The trial court improperly granted summary judgment in the present case for two reasons. First, the trial court mistakenly found that no genuine issue of material fact exists. The trial court properly found that no genuine issue exists as to the fact that the scheduled time of the sheriff's sale differed from the scheduled times in Murphy's home county, or as to the fact that Murphy did not tender a timely bid. However, other evidence and the inferences to be drawn therefrom does conflict as to the reason Murphy was late. The evidence indicates that Murphy gave several reasons for being late, including: (1) the difference in the scheduled sale time and the practice in his home county, (2) his personal problems involving a sick relative, and (3) his attendance at a cook-out. This evidence could raise an inference of mistake. However, the evidence indicates also that Murphy not only prepared and delivered the notice of the sheriff's sale but also that the notice was published. Thus, the evidence also could raise an inference of negligence. While a common sense approach to the question of whether to set aside a sheriff's sale might provide relief for mistake, the equities of a case involving negligence should not provide relief.

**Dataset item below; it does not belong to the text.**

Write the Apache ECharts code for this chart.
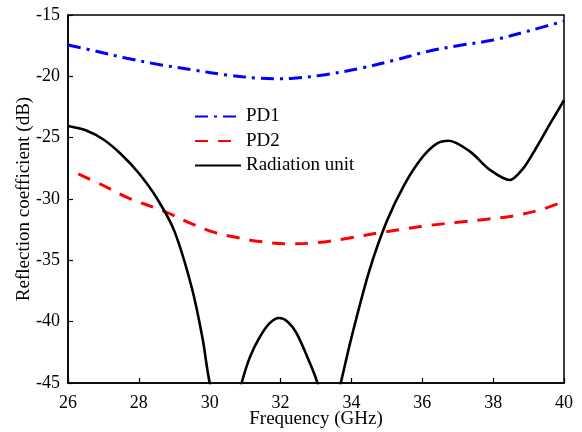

Smith, at 1303. Therefore, since a genuine issue exists as to the inferences to be drawn from the evidence, summary judgment was inappropriate.
Summary judgment was also inappropriate because the evidence, even when viewed in a light most favorable to the movant, does not compel that the trial court vacate the sheriff's sale. When a matter of law is subject to the discretion of the trial court a motion for summary judgment "must be denied if the pleadings and other relevant items on file reflect a claim of circumstances which, if found by the court to be true, would permit, not compel," such discretionary action. Poret, at 890. In the present case, the evidence of the inadequate price and mistake would permit, not compel, the vacation of the sheriff's sale. Therefore, the trial court improperly granted summary judgment.
REVERSED.
ROBERTSON and SULLIVAN, JJ., concur.